We don't really get to do this for a long time. So just being able to go outside and playing music with people that I love and getting to enjoy music with people that I love. I think that's just the best part of life. You know what I mean?


What’s next for the band?

David: We are working on our debut record right now. 
And we have a single that I'm selling at the show. This is the lead single, which it will not be on streaming. It's CD and Bandcamp, download code only because I want to try and incentivize people to come to the shows.


That's going to be the lead single for the new record. I want to try and get it out in early June. It's almost done. It needs a little more time in the oven. We're working hard on it. You guys have been putting a lot of cool shit on it as well. It just needs a little more time.


The big thing about this one is, it's kind of a departure from the more new metal side that we've kind of experimented with the EP. It's definitely a lot more shoegaze and a lot more electronic. A lot of stuff that I've been listening to lately to that gets me in the headspace for it is Doppelganger by Curve and Frailty by Jane Remover. I've been listening a lot to get some of the more weird synth stuff. Then My Bloody Valentine and Ride, classic shoegaze bands. Got to go back to the roots.

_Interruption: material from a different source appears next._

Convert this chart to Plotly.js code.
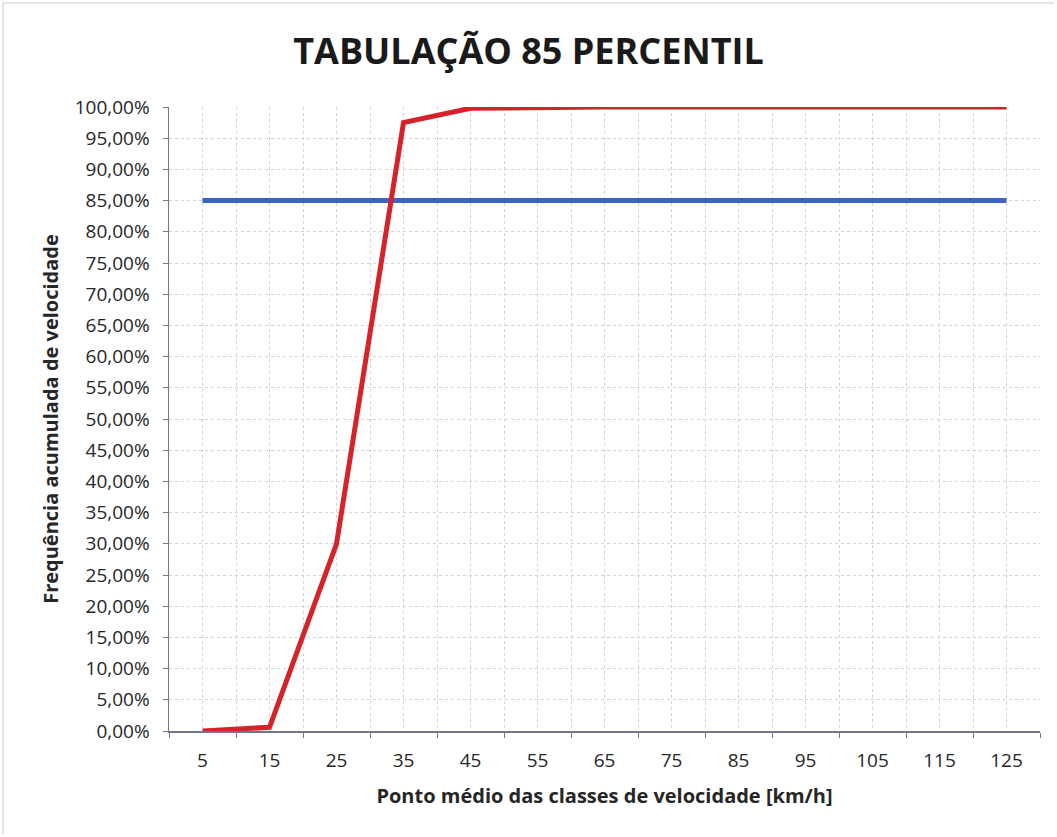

Andrew, despite being the drummer, has done a lot of guitars on his record. All of his guitar parts sound fucking phenomenal. Like they sound really good. And Kaleb, too, you've written a couple guitar parts for it, too. Several.


Since Defunct's conception, it originally started as just me. I still primarily do the writing and recording, but since we're an actual group now, I want to include them more on the writing and recording process. It's just kind of hard sometimes, you know. But I think it sounds really cool. I'm very proud of us for doing it.


Editor's Note: This interview has been edited for length and clarity.